**** DATA SHOWN

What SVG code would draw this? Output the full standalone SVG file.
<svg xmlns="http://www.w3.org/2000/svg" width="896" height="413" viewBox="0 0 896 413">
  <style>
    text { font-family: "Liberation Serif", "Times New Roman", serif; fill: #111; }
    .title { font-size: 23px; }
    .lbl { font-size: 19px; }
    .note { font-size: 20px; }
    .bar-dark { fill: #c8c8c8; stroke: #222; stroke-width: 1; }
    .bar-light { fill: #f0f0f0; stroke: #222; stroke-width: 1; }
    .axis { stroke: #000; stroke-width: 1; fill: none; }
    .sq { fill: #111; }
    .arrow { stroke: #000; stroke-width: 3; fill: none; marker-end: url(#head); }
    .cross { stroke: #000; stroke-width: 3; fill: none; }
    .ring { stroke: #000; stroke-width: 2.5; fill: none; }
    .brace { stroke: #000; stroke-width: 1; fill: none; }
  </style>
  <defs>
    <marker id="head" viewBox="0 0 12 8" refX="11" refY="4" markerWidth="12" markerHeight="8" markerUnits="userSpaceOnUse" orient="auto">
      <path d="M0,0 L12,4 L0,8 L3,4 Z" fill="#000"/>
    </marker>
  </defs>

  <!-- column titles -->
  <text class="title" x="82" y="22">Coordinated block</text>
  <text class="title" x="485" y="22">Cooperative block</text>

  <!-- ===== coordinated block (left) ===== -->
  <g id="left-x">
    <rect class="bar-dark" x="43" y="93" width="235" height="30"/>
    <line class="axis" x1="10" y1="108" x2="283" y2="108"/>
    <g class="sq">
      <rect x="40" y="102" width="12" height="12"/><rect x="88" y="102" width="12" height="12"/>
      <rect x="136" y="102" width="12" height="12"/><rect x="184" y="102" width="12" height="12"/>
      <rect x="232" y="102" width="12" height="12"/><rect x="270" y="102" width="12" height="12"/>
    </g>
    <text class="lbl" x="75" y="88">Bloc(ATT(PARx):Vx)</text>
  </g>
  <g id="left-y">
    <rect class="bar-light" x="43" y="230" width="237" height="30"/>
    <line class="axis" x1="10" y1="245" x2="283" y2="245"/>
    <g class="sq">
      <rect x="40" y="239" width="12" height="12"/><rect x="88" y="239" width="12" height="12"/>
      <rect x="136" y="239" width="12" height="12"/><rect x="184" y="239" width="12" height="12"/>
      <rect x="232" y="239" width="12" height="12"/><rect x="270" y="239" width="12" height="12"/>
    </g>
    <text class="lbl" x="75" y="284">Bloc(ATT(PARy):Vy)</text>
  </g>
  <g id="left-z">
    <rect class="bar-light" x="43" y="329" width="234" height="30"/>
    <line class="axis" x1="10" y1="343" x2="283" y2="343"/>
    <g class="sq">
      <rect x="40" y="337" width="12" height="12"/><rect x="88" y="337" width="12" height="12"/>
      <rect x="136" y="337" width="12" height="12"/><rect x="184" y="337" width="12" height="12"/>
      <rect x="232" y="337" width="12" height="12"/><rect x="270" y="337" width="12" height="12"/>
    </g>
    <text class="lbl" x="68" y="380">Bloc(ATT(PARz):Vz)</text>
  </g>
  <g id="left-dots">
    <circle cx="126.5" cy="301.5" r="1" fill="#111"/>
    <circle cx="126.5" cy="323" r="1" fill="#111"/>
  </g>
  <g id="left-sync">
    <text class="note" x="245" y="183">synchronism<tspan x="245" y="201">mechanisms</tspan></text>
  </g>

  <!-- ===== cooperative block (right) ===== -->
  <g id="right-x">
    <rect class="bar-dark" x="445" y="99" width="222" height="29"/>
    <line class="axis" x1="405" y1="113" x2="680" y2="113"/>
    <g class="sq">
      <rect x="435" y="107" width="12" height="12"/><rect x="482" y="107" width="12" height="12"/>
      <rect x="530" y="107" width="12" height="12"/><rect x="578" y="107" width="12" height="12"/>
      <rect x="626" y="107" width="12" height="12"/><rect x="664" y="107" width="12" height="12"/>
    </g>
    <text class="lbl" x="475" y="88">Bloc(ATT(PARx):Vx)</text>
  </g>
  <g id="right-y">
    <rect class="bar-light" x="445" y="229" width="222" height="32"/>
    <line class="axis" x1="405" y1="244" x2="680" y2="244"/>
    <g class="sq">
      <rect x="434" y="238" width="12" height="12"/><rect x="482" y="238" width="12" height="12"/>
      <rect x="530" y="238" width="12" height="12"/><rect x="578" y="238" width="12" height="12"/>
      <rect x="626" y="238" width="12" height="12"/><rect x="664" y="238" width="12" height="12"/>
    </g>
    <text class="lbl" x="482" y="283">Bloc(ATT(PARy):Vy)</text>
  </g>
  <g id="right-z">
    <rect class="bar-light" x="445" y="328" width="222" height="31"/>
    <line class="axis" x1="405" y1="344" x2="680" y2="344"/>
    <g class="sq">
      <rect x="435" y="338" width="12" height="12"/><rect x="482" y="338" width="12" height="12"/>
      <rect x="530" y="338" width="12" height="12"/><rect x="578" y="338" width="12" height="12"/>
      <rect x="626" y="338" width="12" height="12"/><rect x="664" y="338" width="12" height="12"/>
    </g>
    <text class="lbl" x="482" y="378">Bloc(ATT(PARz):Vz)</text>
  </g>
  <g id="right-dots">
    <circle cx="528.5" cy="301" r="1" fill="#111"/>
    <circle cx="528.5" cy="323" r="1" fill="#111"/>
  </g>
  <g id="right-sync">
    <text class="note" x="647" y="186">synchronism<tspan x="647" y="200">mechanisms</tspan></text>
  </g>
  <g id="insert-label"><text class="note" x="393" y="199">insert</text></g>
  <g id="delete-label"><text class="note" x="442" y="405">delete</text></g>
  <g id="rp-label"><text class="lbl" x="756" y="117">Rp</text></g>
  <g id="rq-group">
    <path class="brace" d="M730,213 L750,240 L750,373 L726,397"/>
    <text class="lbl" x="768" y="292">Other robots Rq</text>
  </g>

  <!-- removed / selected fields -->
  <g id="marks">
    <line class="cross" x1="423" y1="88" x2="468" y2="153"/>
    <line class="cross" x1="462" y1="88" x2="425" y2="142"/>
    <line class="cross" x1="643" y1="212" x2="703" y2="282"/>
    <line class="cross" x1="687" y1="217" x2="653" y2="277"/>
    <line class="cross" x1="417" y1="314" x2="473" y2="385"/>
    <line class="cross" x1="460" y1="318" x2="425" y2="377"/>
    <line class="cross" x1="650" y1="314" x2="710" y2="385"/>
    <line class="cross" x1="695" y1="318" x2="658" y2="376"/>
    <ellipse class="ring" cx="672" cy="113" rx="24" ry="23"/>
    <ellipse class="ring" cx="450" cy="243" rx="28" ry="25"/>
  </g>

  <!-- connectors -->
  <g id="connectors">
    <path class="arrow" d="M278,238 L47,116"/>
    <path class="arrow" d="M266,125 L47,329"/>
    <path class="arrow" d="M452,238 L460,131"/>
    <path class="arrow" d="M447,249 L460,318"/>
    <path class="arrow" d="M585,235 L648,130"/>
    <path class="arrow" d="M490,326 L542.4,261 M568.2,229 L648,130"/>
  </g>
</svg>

********

# [TO DO]
Output the data above exactly, please, line for line.

# [OUTPUT OF THE EXERCISE]
What SVG code would draw this? Output the full standalone SVG file.
<svg xmlns="http://www.w3.org/2000/svg" width="896" height="413" viewBox="0 0 896 413">
  <style>
    text { font-family: "Liberation Serif", "Times New Roman", serif; fill: #111; }
    .title { font-size: 23px; }
    .lbl { font-size: 19px; }
    .note { font-size: 20px; }
    .bar-dark { fill: #c8c8c8; stroke: #222; stroke-width: 1; }
    .bar-light { fill: #f0f0f0; stroke: #222; stroke-width: 1; }
    .axis { stroke: #000; stroke-width: 1; fill: none; }
    .sq { fill: #111; }
    .arrow { stroke: #000; stroke-width: 3; fill: none; marker-end: url(#head); }
    .cross { stroke: #000; stroke-width: 3; fill: none; }
    .ring { stroke: #000; stroke-width: 2.5; fill: none; }
    .brace { stroke: #000; stroke-width: 1; fill: none; }
  </style>
  <defs>
    <marker id="head" viewBox="0 0 12 8" refX="11" refY="4" markerWidth="12" markerHeight="8" markerUnits="userSpaceOnUse" orient="auto">
      <path d="M0,0 L12,4 L0,8 L3,4 Z" fill="#000"/>
    </marker>
  </defs>

  <!-- column titles -->
  <text class="title" x="82" y="22">Coordinated block</text>
  <text class="title" x="485" y="22">Cooperative block</text>

  <!-- ===== coordinated block (left) ===== -->
  <g id="left-x">
    <rect class="bar-dark" x="43" y="93" width="235" height="30"/>
    <line class="axis" x1="10" y1="108" x2="283" y2="108"/>
    <g class="sq">
      <rect x="40" y="102" width="12" height="12"/><rect x="88" y="102" width="12" height="12"/>
      <rect x="136" y="102" width="12" height="12"/><rect x="184" y="102" width="12" height="12"/>
      <rect x="232" y="102" width="12" height="12"/><rect x="270" y="102" width="12" height="12"/>
    </g>
    <text class="lbl" x="75" y="88">Bloc(ATT(PARx):Vx)</text>
  </g>
  <g id="left-y">
    <rect class="bar-light" x="43" y="230" width="237" height="30"/>
    <line class="axis" x1="10" y1="245" x2="283" y2="245"/>
    <g class="sq">
      <rect x="40" y="239" width="12" height="12"/><rect x="88" y="239" width="12" height="12"/>
      <rect x="136" y="239" width="12" height="12"/><rect x="184" y="239" width="12" height="12"/>
      <rect x="232" y="239" width="12" height="12"/><rect x="270" y="239" width="12" height="12"/>
    </g>
    <text class="lbl" x="75" y="284">Bloc(ATT(PARy):Vy)</text>
  </g>
  <g id="left-z">
    <rect class="bar-light" x="43" y="329" width="234" height="30"/>
    <line class="axis" x1="10" y1="343" x2="283" y2="343"/>
    <g class="sq">
      <rect x="40" y="337" width="12" height="12"/><rect x="88" y="337" width="12" height="12"/>
      <rect x="136" y="337" width="12" height="12"/><rect x="184" y="337" width="12" height="12"/>
      <rect x="232" y="337" width="12" height="12"/><rect x="270" y="337" width="12" height="12"/>
    </g>
    <text class="lbl" x="68" y="380">Bloc(ATT(PARz):Vz)</text>
  </g>
  <g id="left-dots">
    <circle cx="126.5" cy="301.5" r="1" fill="#111"/>
    <circle cx="126.5" cy="323" r="1" fill="#111"/>
  </g>
  <g id="left-sync">
    <text class="note" x="245" y="183">synchronism<tspan x="245" y="201">mechanisms</tspan></text>
  </g>

  <!-- ===== cooperative block (right) ===== -->
  <g id="right-x">
    <rect class="bar-dark" x="445" y="99" width="222" height="29"/>
    <line class="axis" x1="405" y1="113" x2="680" y2="113"/>
    <g class="sq">
      <rect x="435" y="107" width="12" height="12"/><rect x="482" y="107" width="12" height="12"/>
      <rect x="530" y="107" width="12" height="12"/><rect x="578" y="107" width="12" height="12"/>
      <rect x="626" y="107" width="12" height="12"/><rect x="664" y="107" width="12" height="12"/>
    </g>
    <text class="lbl" x="475" y="88">Bloc(ATT(PARx):Vx)</text>
  </g>
  <g id="right-y">
    <rect class="bar-light" x="445" y="229" width="222" height="32"/>
    <line class="axis" x1="405" y1="244" x2="680" y2="244"/>
    <g class="sq">
      <rect x="434" y="238" width="12" height="12"/><rect x="482" y="238" width="12" height="12"/>
      <rect x="530" y="238" width="12" height="12"/><rect x="578" y="238" width="12" height="12"/>
      <rect x="626" y="238" width="12" height="12"/><rect x="664" y="238" width="12" height="12"/>
    </g>
    <text class="lbl" x="482" y="283">Bloc(ATT(PARy):Vy)</text>
  </g>
  <g id="right-z">
    <rect class="bar-light" x="445" y="328" width="222" height="31"/>
    <line class="axis" x1="405" y1="344" x2="680" y2="344"/>
    <g class="sq">
      <rect x="435" y="338" width="12" height="12"/><rect x="482" y="338" width="12" height="12"/>
      <rect x="530" y="338" width="12" height="12"/><rect x="578" y="338" width="12" height="12"/>
      <rect x="626" y="338" width="12" height="12"/><rect x="664" y="338" width="12" height="12"/>
    </g>
    <text class="lbl" x="482" y="378">Bloc(ATT(PARz):Vz)</text>
  </g>
  <g id="right-dots">
    <circle cx="528.5" cy="301" r="1" fill="#111"/>
    <circle cx="528.5" cy="323" r="1" fill="#111"/>
  </g>
  <g id="right-sync">
    <text class="note" x="647" y="186">synchronism<tspan x="647" y="200">mechanisms</tspan></text>
  </g>
  <g id="insert-label"><text class="note" x="393" y="199">insert</text></g>
  <g id="delete-label"><text class="note" x="442" y="405">delete</text></g>
  <g id="rp-label"><text class="lbl" x="756" y="117">Rp</text></g>
  <g id="rq-group">
    <path class="brace" d="M730,213 L750,240 L750,373 L726,397"/>
    <text class="lbl" x="768" y="292">Other robots Rq</text>
  </g>

  <!-- removed / selected fields -->
  <g id="marks">
    <line class="cross" x1="423" y1="88" x2="468" y2="153"/>
    <line class="cross" x1="462" y1="88" x2="425" y2="142"/>
    <line class="cross" x1="643" y1="212" x2="703" y2="282"/>
    <line class="cross" x1="687" y1="217" x2="653" y2="277"/>
    <line class="cross" x1="417" y1="314" x2="473" y2="385"/>
    <line class="cross" x1="460" y1="318" x2="425" y2="377"/>
    <line class="cross" x1="650" y1="314" x2="710" y2="385"/>
    <line class="cross" x1="695" y1="318" x2="658" y2="376"/>
    <ellipse class="ring" cx="672" cy="113" rx="24" ry="23"/>
    <ellipse class="ring" cx="450" cy="243" rx="28" ry="25"/>
  </g>

  <!-- connectors -->
  <g id="connectors">
    <path class="arrow" d="M278,238 L47,116"/>
    <path class="arrow" d="M266,125 L47,329"/>
    <path class="arrow" d="M452,238 L460,131"/>
    <path class="arrow" d="M447,249 L460,318"/>
    <path class="arrow" d="M585,235 L648,130"/>
    <path class="arrow" d="M490,326 L542.4,261 M568.2,229 L648,130"/>
  </g>
</svg>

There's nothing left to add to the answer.